Saad’s 10-year-old son, Adam, who is currently being schooled online, said SCRF is a place that allows him to explore the world. “It is an enriching experience because there’s so much happening here all the time. And there’s always that chance of getting your hands on the book you have been wanting to read,” said the Wimpy Kid fan.
Fellow Wimpy Kid buff, Hamza Khalid, echoed the same thoughts. “I love coming to SCRF because of the huge number of books here!” said the 12-year-old student from Al Sadaq school who, besides the purchase of a Wimpy Kid title, also bought a few Manga books in Arabic. “You don’t get such books so easily everywhere and that’s what makes SCRF so special!”
Nine-year-old Hoor Hassan Ismail Bukusha and Safiya Adnan,10, from Sharjah’s Rab'a Al-Adawiya Primary School may not be the most ardent of readers by their own admission – yet SCRF is a must-attend for them each year. “There are so many things to see and do here. I especially enjoy meeting life-like comic characters and saying hello to them,” said Hoor.

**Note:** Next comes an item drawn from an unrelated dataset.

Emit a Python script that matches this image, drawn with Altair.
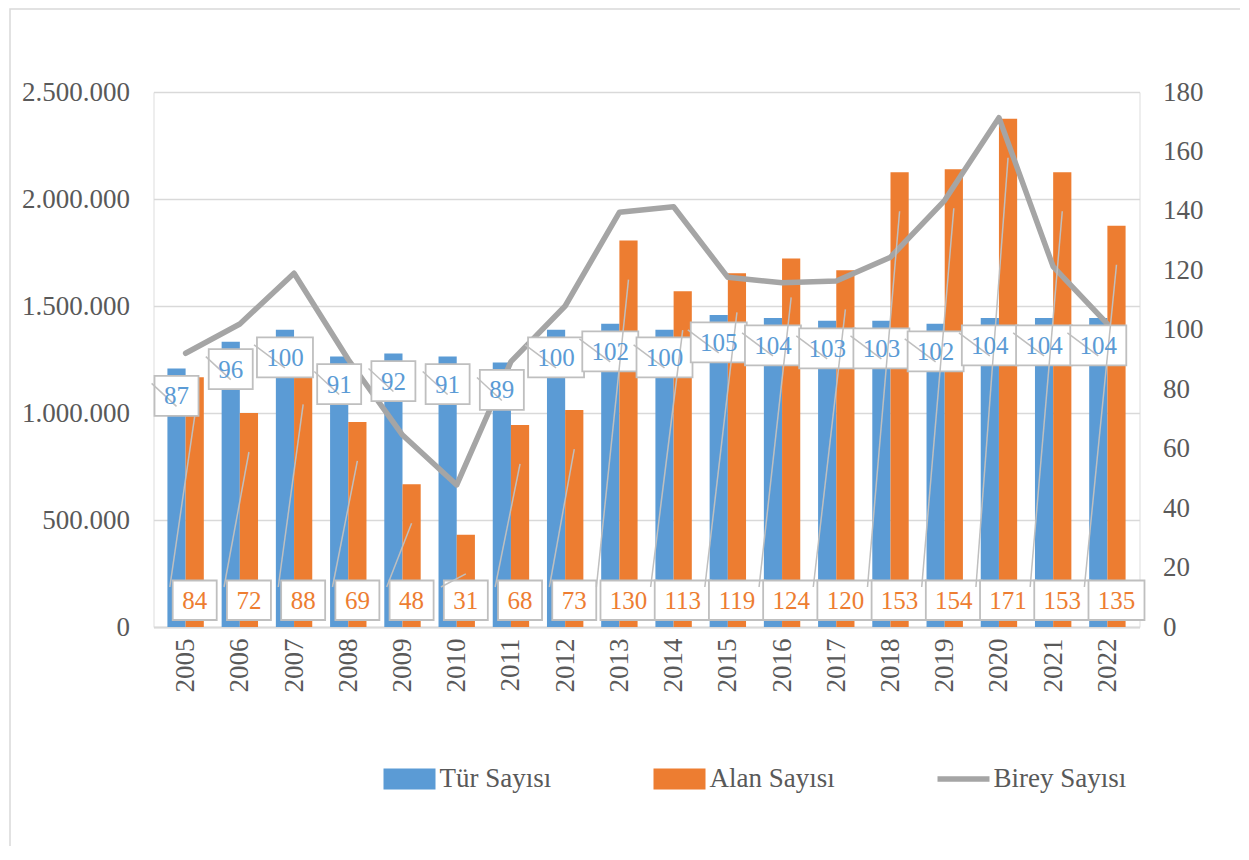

For Safiya, this year’s SCRF was a journey of self-discovery. “We went across the entire venue and saw a wide range of books and artworks. We met many people and roaming characters and made lots of friends.”
The 12-day festival, which continues its run at Expo Centre Sharjah until May 22, has also provided solace to Achint Babbar, 32, who suffers from severe speech impairment and other infirmities. His mother, Kanchan, described how he appeared calm and composed at the festival venue. “He cannot speak at all and isn’t able to perform most tasks that people his age can. And so, we take him to as many places as possible, to ensure that he remains in high spirits.”
“We are new to the UAE and yet to explore the country, but SCRF has been a perfect place for him to unwind and calm his frayed nerves,” said Kanchan, adding that Achint had won the gold medal in swimming at the Special Olympics World Summer Games 2007 in Shanghai as a 17-year-old.